Il sopranista allievo di Nicola Antonio Porpora, che aveva stregato con la sua voce il malinconico Filippo V prima e Ferdinando VI poi, fu nominato Cavaliere di Calatrava ed ebbe grande influenza sulla corte: in partcolare riuscì a dare grande impulso all'opera italiana, riservando un teatro a questo tipo di spettacoli, e dirigendo i lavori di realizzazione e gli allestimenti dell'opera di Madrid.
Favorì in questo modo l'attività dell'amico-concittadino Domenico, con il quale collaborò in modo costante e duraturo e che ebbe occasione di farsi apprezzare come drammaturgo e come virtuoso della tastiera.

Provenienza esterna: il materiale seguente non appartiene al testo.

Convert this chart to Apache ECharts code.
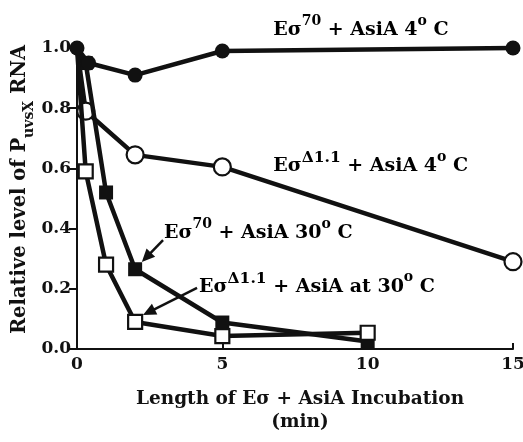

Altro personaggio di spicco della scena musicale italiana di primo'700 è Leonardo Vinci che, dopo essersi formato a Napoli presso il conservatorio dei Poveri di Gesù Cristo ed aver contribuito con Leonardo Leo alla diffusione del melodramma componendo numerose opere in dialetto partenopeo, fu chiamato a Roma nel 1724 per rappresentare al teatro Alibert il suo Farnace, composto su libretto di Antonio Maria Lucchini. Alla rappresentazione, che ebbe un successo strepitoso, parteciparono il virtuoso della Real Cappella di Napoli Domenico Gizzi e Carlo Broschi, detto Farinelli. Nel suo fortunato soggiorno romano, Vinci conobbe il librettista Metastasio, iniziando con lui una collaborazione che lo porterà a dividersi per anni tra Napoli e Roma. Tutti i suoi grandi successi saranno rappresentati in entrambe le capitali musicali, decrtetandone definitivamente il trionfo nel 1730 con l'allestimento romano dell'Artaserse, ultima opera di Vinci e vero suggello per l'ingresso nell'empireo del grande melodramma italiano. Morirà infatti all'apice del suo successo, forse vittima di un avvelenamento.